If you don’t want to see all the column data for the selected rows but are just interested in displaying, for example, friend names and age for friends with age >= 27, you could use the following R code:

# Use column locations
friends_data[friends_data$age >= 27,  c(1, 2)]

# Or use column names
friends_data[friends_data$age >= 27, c("name", "age")]

If you’re finding that your selection statement is starting to be inconvenient, you can put your row and column selections into variables first, such as:

age27 <- friends_data$age >= 27
cols <- c("name", "age")

Then you can select the rows and columns with those variables:

friends_data[age27, cols]

It’s also possible to use the function subset() as follow.

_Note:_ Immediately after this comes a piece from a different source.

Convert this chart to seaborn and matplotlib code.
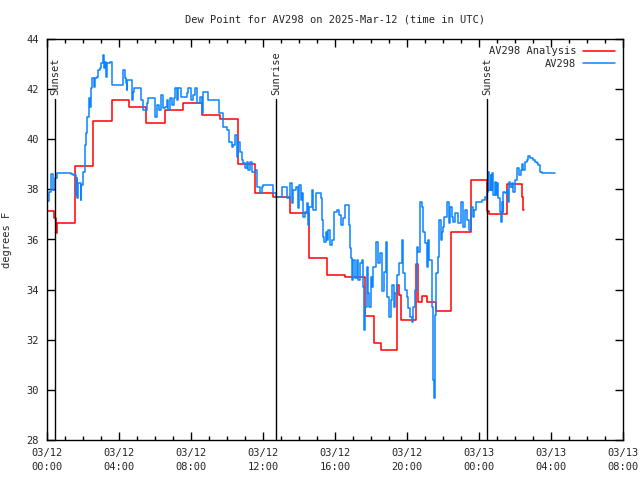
import numpy as np
import pandas as pd
import matplotlib
matplotlib.use("Agg")
import matplotlib.pyplot as plt
import matplotlib.dates as mdates
from matplotlib.ticker import MultipleLocator
import seaborn as sns

# ---- data (hours after 2025-03-12 00:00 UTC, dew point in F) ----
analysis_hours = [0.0, 0.41, 0.48, 0.57, 1.54, 2.57, 3.6, 4.55, 5.5, 6.55, 7.54, 8.6, 9.6,
                  10.6, 11.56, 12.54, 13.5, 14.56, 15.54, 16.56, 17.67, 18.19, 18.54,
                  19.43, 19.53, 19.67, 20.5, 20.6, 20.81, 21.13, 21.6, 22.43, 23.55,
                  24.43, 24.55, 25.57, 26.37, 26.42, 26.52]
analysis_vals = [37.15, 36.85, 36.26, 36.65, 38.93, 40.73, 41.57, 41.3, 40.65, 41.17, 41.43, 40.97, 40.8,
                 39.01, 37.87, 37.68, 37.04, 35.25, 34.58, 34.52, 32.95, 31.88, 31.59,
                 34.18, 33.78, 32.79, 35.02, 33.52, 33.76, 33.52, 33.15, 36.31, 38.37,
                 37.15, 37.02, 38.21, 37.68, 37.18, 37.18]

obs_hours = [0.0, 0.11, 0.2, 0.3, 0.35, 0.44, 0.54, 1.04, 1.31, 1.46, 1.59, 1.65, 1.69, 1.74, 1.87, 1.91,
             2.0, 2.09, 2.17, 2.24, 2.31, 2.37, 2.43, 2.52, 2.59, 2.67, 2.76, 2.83, 2.94, 3.02, 3.11,
             3.17, 3.24, 3.30, 3.35, 3.5, 3.59, 3.63, 4.19, 4.22, 4.33, 4.39, 4.43, 4.46, 4.69, 4.70,
             4.76, 4.83, 5.2, 5.24, 5.33, 5.5, 5.54, 5.63, 5.94, 6.02, 6.13, 6.24, 6.35, 6.43, 6.56,
             6.65, 6.72, 6.83, 6.96, 7.06, 7.11, 7.2, 7.3, 7.43, 7.57, 7.76, 7.85, 7.98, 8.09, 8.22,
             8.35, 8.5, 8.59, 8.69, 8.87, 8.96, 9.52, 9.57, 9.8, 9.98, 10.13, 10.26, 10.35, 10.44,
             10.54, 10.63, 10.72, 10.81, 10.91, 11.0, 11.09, 11.17, 11.28, 11.37, 11.56, 11.69, 11.83,
             11.93, 12.02, 12.48, 12.57, 12.72, 12.94, 13.04, 13.22, 13.31, 13.5, 13.59, 13.69, 13.83,
             13.93, 14.02, 14.09, 14.17, 14.24, 14.33, 14.43, 14.52, 14.57, 14.7, 14.8, 14.94, 15.13,
             15.22, 15.3, 15.35, 15.41, 15.5, 15.57, 15.63, 15.72, 15.85, 15.96, 16.09, 16.22, 16.33,
             16.43, 16.56, 16.69, 16.78, 16.83, 16.87, 16.93, 17.02, 17.11, 17.2, 17.3, 17.39, 17.48,
             17.54, 17.61, 17.67, 17.76, 17.85, 17.89, 17.98, 18.04, 18.13, 18.28, 18.41, 18.5, 18.63,
             18.72, 18.83, 18.91, 19.02, 19.11, 19.19, 19.28, 19.35, 19.46, 19.56, 19.7, 19.8, 19.89,
             19.98, 20.07, 20.17, 20.26, 20.35, 20.44, 20.54, 20.63, 20.72, 20.81, 20.91, 21.0, 21.09,
             21.15, 21.24, 21.37, 21.43, 21.46, 21.52, 21.57, 21.61, 21.7, 21.8, 21.87, 21.93, 21.98,
             22.06, 22.24, 22.33, 22.39, 22.48, 22.54, 22.67, 22.85, 22.98, 23.13, 23.22, 23.35, 23.46,
             23.54, 23.65, 23.72, 23.83, 24.15, 24.33, 24.43, 24.46, 24.52, 24.57, 24.65, 24.69, 24.72,
             24.8, 24.87, 24.94, 24.98, 25.04, 25.11, 25.17, 25.2, 25.26, 25.31, 25.35, 25.44, 25.54,
             25.59, 25.65, 25.72, 25.81, 25.91, 26.0, 26.13, 26.22, 26.31, 26.39, 26.46, 26.56, 26.65,
             26.7, 26.83, 27.02, 27.11, 27.2, 27.3, 27.39, 27.48, 28.22]
obs_vals = [37.54, 37.9, 38.6, 38.6, 37.97, 38.44, 38.67, 38.67, 38.6, 38.57, 37.77, 38.44, 37.64, 38.24, 37.58, 38.17,
            38.7, 39.77, 40.25, 40.9, 41.63, 41.3, 42.03, 42.43, 42.1, 42.43, 42.5, 42.76, 42.83, 43.03, 43.36,
            42.83, 43.1, 42.5, 43.03, 43.1, 42.83, 42.16, 42.16, 42.76, 42.43, 42.23, 41.96, 42.36, 42.36, 41.56,
            41.9, 42.03, 42.03, 41.56, 41.17, 41.17, 41.44, 41.63, 41.63, 40.9, 41.37, 41.17, 41.77, 41.23, 41.3,
            41.56, 41.17, 41.63, 41.37, 41.63, 42.03, 41.57, 42.03, 41.7, 41.7, 41.83, 42.03, 41.57, 41.76, 42.03,
            41.43, 41.7, 41.03, 41.9, 41.9, 41.57, 41.57, 41.03, 40.5, 40.37, 39.9, 39.7, 39.77, 40.17,
            39.3, 39.9, 39.5, 39.17, 39.04, 38.84, 39.1, 38.77, 39.1, 38.7, 38.77, 38.1, 37.84,
            38.1, 38.17, 38.17, 37.84, 37.71, 37.71, 38.11, 38.11, 37.64, 38.24, 37.45, 37.97, 38.11,
            37.25, 38.17, 37.58, 37.84, 36.91, 37.11, 37.44, 36.58, 37.31, 37.97, 37.17, 37.84, 37.84,
            37.64, 36.78, 36.11, 35.91, 36.31, 35.98, 36.38, 35.78, 35.98, 37.11, 37.17, 36.98, 36.58,
            36.85, 37.37, 37.37, 36.58, 35.65, 35.25, 34.38, 35.18, 34.45, 35.18, 34.38, 35.05, 35.18,
            34.12, 32.39, 33.32, 34.92, 33.85, 33.32, 34.52, 34.12, 34.92, 35.91, 35.05, 35.45, 33.95,
            34.72, 35.91, 33.72, 32.92, 33.58, 34.18, 33.32, 33.85, 34.58, 35.05, 35.98, 34.65, 33.98,
            33.72, 33.25, 32.92, 32.72, 33.32, 33.98, 35.71, 35.51, 37.51, 37.31, 36.31, 35.85, 34.92,
            35.98, 35.18, 33.32, 32.25, 30.39, 29.66, 33.0, 34.65, 35.31, 36.78, 35.98, 36.31, 36.51,
            36.91, 37.51, 36.65, 37.31, 36.91, 36.71, 37.04, 36.65, 37.51, 36.51, 37.18, 36.78, 36.38,
            37.31, 36.91, 37.18, 37.51, 37.58, 37.71, 37.84, 37.91, 38.7, 37.97, 38.57, 37.97, 38.64,
            37.77, 38.31, 37.77, 38.24, 37.64, 37.64, 37.11, 36.71, 37.51, 37.11, 37.91, 37.84, 37.97,
            37.51, 38.31, 38.11, 38.24, 37.91, 38.37, 38.84, 38.57, 38.77, 39.0, 38.77, 39.1, 39.17,
            39.33, 39.24, 39.17, 39.1, 39.04, 38.97, 38.7, 38.64, 38.64]

event_labels = ["Sunset", "Sunrise", "Sunset"]
event_hours = [0.45, 12.72, 24.44]

title = "Dew Point for AV298 on 2025-Mar-12 (time in UTC)"
ylabel = "degrees F"
series_names = ["AV298 Analysis", "AV298"]

# ---- build frames ----
base = pd.Timestamp("2025-03-12 00:00")
df_a = pd.DataFrame({"time": base + pd.to_timedelta(analysis_hours, unit="h"),
                     "value": analysis_vals})
df_o = pd.DataFrame({"time": base + pd.to_timedelta(obs_hours, unit="h"),
                     "value": obs_vals})

sns.set_style("white")
plt.rcParams["font.family"] = ["DejaVu Sans Mono"]
FS = 7.5

fig = plt.figure(figsize=(6.4, 4.8), dpi=100)
ax = fig.add_axes([47 / 640, 1 - 440 / 480, 576 / 640, 401 / 480])

red = "#ff0000"
blue = "#0a84ff"
sns.lineplot(data=df_a, x="time", y="value", ax=ax, color=red, lw=1.1,
             drawstyle="steps-post", estimator=None, sort=False, label=series_names[0])
sns.lineplot(data=df_o, x="time", y="value", ax=ax, color=blue, lw=1.1,
             drawstyle="steps-post", estimator=None, sort=False, label=series_names[1])

# event lines
for lab, h in zip(event_labels, event_hours):
    t = base + pd.Timedelta(hours=h)
    ax.plot([t, t], [28, 41.6], color="black", lw=1.0)
    ax.text(t, 41.75, lab, rotation=90, ha="center", va="bottom", fontsize=FS)

ax.set_xlim(base, base + pd.Timedelta(hours=32))
ax.set_ylim(28, 44)
ax.yaxis.set_major_locator(MultipleLocator(2))
ax.xaxis.set_major_locator(mdates.HourLocator(byhour=[0, 4, 8, 12, 16, 20]))
ax.xaxis.set_minor_locator(mdates.HourLocator())
ax.xaxis.set_major_formatter(mdates.DateFormatter("%m/%d\n%H:%M"))

ax.tick_params(axis="both", which="major", direction="in", length=6, width=1,
               bottom=True, left=True, top=True, right=True, labelsize=FS, pad=6,
               color="black")
ax.tick_params(axis="x", which="minor", direction="in", length=3, width=1,
               top=True, bottom=True, color="black")
for lbl in ax.get_xticklabels():
    lbl.set_linespacing(1.5)
for s in ax.spines.values():
    s.set_color("black")
    s.set_linewidth(1.0)

ax.set_xlabel("")
ax.set_ylabel(ylabel, fontsize=FS, labelpad=10)
fig.text(335 / 640, 1 - 20 / 480, title, ha="center", va="center", fontsize=FS)

leg = ax.legend(loc="upper right", bbox_to_anchor=(0.998, 1.0), frameon=False,
                markerfirst=False, fontsize=FS, handlelength=3.0,
                labelspacing=0.25, handletextpad=0.7, borderaxespad=0.3)

fig.savefig("out.png", dpi=100)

# Select friends data with age >= 27
subset(friends_data, age >= 27)

Another option is to use the functions attach() and detach(). The function attach() takes a data frame and makes its columns accessible by simply giving their names.

The functions attach() and detach() can be used as follow:

# Attach a data frame
attach(friends_data)
# === Data manipulation ====
friends_data[age>=27, ]

# === End of data manipulation ====
# Detach the data frame
detach(friends_data)

Extend a data frame

Add new column in a data frame

# Add group column to friends_data
friends_data$group <- friend_groups
friends_data

It’s also possible to use the functions cbind() and rbind() to extend a data frame.

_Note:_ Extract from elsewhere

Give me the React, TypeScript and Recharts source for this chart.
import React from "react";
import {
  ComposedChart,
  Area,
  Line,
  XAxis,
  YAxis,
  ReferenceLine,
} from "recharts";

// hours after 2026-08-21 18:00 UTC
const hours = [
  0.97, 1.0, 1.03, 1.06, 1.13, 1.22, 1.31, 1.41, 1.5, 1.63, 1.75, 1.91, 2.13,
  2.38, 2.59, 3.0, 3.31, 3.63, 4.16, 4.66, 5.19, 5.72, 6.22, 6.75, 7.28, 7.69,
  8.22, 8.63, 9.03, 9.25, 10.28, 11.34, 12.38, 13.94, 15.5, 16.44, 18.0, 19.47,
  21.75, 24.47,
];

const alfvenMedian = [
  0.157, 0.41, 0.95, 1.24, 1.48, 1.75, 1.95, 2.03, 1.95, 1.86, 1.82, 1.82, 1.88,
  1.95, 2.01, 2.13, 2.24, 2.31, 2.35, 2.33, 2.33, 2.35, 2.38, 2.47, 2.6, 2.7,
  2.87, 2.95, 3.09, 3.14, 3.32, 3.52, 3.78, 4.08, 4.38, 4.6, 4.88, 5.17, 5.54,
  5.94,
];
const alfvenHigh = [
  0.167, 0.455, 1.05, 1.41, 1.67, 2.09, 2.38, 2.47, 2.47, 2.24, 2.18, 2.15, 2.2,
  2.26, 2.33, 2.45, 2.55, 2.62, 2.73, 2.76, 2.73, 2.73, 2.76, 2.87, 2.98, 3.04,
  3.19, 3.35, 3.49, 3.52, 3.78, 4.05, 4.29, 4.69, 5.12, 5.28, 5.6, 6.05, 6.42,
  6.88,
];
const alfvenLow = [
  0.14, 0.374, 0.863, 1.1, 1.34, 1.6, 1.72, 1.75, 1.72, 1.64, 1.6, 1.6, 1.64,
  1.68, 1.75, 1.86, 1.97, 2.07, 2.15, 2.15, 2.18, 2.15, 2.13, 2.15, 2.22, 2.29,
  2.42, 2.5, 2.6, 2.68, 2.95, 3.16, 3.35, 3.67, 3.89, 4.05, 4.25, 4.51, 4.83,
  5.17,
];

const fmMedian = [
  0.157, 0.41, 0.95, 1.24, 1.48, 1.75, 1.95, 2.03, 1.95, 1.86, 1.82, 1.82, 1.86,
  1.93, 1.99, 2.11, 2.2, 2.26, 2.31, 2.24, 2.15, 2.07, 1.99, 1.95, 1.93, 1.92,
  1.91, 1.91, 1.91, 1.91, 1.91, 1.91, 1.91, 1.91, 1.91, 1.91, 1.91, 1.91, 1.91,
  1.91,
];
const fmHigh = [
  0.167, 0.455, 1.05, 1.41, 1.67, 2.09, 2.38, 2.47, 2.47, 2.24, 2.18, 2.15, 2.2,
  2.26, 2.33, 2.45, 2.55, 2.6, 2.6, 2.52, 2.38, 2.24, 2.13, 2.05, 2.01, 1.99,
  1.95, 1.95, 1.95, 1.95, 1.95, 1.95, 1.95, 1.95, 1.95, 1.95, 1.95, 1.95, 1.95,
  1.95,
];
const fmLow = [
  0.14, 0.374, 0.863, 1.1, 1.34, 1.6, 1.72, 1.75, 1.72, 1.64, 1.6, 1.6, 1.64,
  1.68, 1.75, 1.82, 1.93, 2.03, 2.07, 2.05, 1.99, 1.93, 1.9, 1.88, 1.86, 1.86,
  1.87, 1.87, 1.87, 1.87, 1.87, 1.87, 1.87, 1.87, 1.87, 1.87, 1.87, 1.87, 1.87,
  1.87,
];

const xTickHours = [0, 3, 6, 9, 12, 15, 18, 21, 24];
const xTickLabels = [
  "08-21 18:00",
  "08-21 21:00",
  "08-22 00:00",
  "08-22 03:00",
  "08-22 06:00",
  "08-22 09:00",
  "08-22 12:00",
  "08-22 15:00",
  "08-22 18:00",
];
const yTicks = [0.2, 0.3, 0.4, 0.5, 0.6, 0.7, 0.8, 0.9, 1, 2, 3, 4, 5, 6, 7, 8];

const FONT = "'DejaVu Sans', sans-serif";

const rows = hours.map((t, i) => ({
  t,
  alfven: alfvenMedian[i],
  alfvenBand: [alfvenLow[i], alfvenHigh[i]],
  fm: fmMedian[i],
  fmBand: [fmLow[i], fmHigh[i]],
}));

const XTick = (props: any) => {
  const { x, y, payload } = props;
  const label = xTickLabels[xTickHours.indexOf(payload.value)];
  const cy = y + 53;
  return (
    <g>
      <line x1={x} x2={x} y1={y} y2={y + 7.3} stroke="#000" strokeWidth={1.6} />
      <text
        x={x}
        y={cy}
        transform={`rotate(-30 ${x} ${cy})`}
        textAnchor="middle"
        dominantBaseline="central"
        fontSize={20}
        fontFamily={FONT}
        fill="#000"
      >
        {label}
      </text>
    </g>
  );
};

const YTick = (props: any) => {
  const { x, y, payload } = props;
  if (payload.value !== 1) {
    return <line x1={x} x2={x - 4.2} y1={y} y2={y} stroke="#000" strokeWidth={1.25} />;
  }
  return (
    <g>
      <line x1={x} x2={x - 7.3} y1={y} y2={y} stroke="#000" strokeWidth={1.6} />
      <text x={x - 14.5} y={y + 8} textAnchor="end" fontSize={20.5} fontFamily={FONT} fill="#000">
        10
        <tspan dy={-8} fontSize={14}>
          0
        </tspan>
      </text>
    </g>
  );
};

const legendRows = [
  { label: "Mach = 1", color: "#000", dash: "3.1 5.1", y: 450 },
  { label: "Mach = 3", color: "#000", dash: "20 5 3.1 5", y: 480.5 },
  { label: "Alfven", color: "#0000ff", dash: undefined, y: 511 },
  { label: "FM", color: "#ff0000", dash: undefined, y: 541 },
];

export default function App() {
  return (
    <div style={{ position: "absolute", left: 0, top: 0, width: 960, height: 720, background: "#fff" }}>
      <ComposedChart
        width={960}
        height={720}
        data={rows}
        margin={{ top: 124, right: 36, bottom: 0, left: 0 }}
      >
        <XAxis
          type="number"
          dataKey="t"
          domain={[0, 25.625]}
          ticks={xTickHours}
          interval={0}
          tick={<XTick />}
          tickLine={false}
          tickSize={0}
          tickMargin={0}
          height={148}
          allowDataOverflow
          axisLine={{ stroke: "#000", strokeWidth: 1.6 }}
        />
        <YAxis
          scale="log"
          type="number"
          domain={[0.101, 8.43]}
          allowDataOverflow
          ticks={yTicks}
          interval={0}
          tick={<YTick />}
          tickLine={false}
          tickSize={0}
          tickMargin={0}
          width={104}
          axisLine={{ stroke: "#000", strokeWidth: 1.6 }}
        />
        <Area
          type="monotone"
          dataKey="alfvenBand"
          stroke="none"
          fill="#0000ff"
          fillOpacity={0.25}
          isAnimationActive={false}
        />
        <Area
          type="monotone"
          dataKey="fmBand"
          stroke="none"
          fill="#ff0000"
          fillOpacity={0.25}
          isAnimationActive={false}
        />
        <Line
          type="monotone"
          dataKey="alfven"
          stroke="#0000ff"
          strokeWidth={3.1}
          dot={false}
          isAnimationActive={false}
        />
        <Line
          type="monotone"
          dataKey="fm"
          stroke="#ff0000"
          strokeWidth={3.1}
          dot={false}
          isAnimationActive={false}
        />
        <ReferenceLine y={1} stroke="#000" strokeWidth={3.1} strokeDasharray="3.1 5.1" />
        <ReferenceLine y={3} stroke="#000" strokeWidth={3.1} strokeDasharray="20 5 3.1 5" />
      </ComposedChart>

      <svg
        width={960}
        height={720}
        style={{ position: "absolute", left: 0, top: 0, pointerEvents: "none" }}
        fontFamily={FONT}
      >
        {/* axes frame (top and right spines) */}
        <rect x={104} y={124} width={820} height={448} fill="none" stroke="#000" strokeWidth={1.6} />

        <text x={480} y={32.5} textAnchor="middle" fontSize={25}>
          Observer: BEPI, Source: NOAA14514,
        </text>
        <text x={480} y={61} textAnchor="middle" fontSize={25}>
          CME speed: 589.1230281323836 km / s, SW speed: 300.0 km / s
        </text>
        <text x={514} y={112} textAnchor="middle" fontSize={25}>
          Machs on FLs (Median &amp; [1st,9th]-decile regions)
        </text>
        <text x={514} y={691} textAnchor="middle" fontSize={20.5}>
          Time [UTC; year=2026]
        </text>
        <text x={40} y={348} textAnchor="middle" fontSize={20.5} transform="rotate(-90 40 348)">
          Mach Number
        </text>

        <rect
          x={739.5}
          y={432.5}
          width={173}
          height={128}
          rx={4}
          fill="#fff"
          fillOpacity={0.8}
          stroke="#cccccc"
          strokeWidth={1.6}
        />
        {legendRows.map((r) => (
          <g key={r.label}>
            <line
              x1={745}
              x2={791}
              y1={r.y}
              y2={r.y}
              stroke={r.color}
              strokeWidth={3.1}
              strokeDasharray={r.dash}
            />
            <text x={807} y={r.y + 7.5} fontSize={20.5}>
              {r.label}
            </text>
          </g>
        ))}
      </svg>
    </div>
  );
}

cbind(friends_data, group = friend_groups)

Calculations with data frame

With numeric data frame, you can use the function rowSums(), colSums(), colMeans(), rowMeans() and apply() as described in matrix section.

Lists

A list is an ordered collection of objects, which can be vectors, matrices, data frames, etc. In other words, a list can contain all kind of R objects.

Create a list

# Create a list
my_family <- list(
  mother = "Veronique", 
  father = "Michel",
  sisters = c("Alicia", "Monica"),
  sister_age = c(12, 22)
  )
# Print
my_family

## $mother
## [1] "Veronique"
## 
## $father
## [1] "Michel"
## 
## $sisters
## [1] "Alicia" "Monica"
## 
## $sister_age
## [1] 12 22

# Names of elements in the list
names(my_family)

## [1] "mother"     "father"     "sisters"    "sister_age"

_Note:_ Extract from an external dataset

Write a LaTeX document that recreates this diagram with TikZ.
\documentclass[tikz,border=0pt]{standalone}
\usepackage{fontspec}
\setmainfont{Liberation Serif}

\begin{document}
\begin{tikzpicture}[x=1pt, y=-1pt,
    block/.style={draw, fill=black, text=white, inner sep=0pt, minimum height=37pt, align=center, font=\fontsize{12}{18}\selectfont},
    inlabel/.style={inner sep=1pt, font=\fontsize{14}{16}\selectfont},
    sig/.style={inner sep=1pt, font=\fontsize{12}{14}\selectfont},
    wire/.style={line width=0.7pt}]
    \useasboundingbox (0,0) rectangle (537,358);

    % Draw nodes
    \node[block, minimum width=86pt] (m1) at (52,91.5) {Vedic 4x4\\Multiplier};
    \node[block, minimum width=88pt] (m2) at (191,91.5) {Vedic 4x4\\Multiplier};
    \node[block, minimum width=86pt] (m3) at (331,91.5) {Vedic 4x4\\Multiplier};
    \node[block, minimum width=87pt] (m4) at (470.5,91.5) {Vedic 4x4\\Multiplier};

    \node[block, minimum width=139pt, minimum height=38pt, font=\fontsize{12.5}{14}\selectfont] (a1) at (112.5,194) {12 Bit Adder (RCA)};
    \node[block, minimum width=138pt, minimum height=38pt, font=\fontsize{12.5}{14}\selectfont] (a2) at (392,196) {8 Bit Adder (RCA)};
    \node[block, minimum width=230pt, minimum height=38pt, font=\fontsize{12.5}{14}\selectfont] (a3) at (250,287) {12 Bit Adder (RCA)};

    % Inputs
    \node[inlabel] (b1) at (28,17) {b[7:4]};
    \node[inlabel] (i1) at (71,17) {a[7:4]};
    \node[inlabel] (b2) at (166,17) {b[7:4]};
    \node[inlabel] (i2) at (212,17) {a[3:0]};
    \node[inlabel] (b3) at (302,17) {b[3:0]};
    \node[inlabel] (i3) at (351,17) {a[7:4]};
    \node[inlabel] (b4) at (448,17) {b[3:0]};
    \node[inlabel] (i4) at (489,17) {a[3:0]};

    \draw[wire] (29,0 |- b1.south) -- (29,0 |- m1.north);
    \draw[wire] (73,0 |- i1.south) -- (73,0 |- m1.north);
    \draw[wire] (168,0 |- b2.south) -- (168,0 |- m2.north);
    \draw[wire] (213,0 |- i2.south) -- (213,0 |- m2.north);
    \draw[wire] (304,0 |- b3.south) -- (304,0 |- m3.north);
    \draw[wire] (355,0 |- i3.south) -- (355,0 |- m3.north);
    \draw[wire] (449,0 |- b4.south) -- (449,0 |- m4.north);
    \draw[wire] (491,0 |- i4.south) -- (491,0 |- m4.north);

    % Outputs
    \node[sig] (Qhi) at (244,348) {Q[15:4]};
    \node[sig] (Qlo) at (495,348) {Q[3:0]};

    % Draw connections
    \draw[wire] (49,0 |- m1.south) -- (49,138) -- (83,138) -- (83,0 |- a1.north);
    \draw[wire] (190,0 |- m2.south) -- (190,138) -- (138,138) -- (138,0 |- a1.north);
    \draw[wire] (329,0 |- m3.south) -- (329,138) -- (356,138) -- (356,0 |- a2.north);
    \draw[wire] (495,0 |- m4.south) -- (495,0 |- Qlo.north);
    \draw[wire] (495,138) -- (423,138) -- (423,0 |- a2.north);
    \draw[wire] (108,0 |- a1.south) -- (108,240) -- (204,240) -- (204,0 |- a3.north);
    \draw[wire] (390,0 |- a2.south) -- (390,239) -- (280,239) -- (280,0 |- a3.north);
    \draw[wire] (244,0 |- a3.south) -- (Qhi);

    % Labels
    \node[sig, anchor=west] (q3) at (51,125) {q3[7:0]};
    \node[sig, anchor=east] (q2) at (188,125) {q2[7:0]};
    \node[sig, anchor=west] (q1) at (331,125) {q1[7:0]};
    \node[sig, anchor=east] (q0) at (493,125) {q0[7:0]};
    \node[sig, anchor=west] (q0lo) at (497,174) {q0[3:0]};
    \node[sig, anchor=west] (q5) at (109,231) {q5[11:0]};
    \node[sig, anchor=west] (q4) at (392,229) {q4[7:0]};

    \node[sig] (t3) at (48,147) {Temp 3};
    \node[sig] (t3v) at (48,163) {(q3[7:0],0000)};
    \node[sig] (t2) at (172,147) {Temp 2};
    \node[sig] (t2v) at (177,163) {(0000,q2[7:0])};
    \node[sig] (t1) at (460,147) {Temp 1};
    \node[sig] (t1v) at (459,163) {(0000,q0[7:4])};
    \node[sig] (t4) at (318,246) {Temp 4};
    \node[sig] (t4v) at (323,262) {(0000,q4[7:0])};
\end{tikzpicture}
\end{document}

# Number of elements in the list
length(my_family)

## [1] 4

The list object “my_family”, contains four components, which may be individually referred to as my_family[[1]], as_family[[2]] and so on.

Subset a list

It’s possible to select an element, from a list, by its name or its index:

my_family$mother is the same as my_family[[1]]
my_family$father is the same as my_family[[2]]

# Select by name (1/2)
my_family$father

## [1] "Michel"

# Select by name (2/2)
my_family[["father"]]

## [1] "Michel"

# Select by index
my_family[[1]]

## [1] "Veronique"

my_family[[3]]

## [1] "Alicia" "Monica"

# Select a specific element of a component
# select the first ([1]) element of my_family[[3]]
my_family[[3]][1]

## [1] "Alicia"

Extend a list

Note that it’s possible to extend an original list.

In the R code below, we want to add the components “grand_father” and “grand_mother” to my_family list object:

# Extend the list
my_family$grand_father <- "John"
my_family$grand_mother <- "Mary"
# Print
my_family

## $mother
## [1] "Veronique"
## 
## $father
## [1] "Michel"
## 
## $sisters
## [1] "Alicia" "Monica"
## 
## $sister_age
## [1] 12 22
## 
## $grand_father
## [1] "John"
## 
## $grand_mother
## [1] "Mary"

You can also concatenate three lists as follow:

list_abc <- c(list_a, list_b, list_c)

The result is a list also, whose components are those of the argument lists joined together in sequence.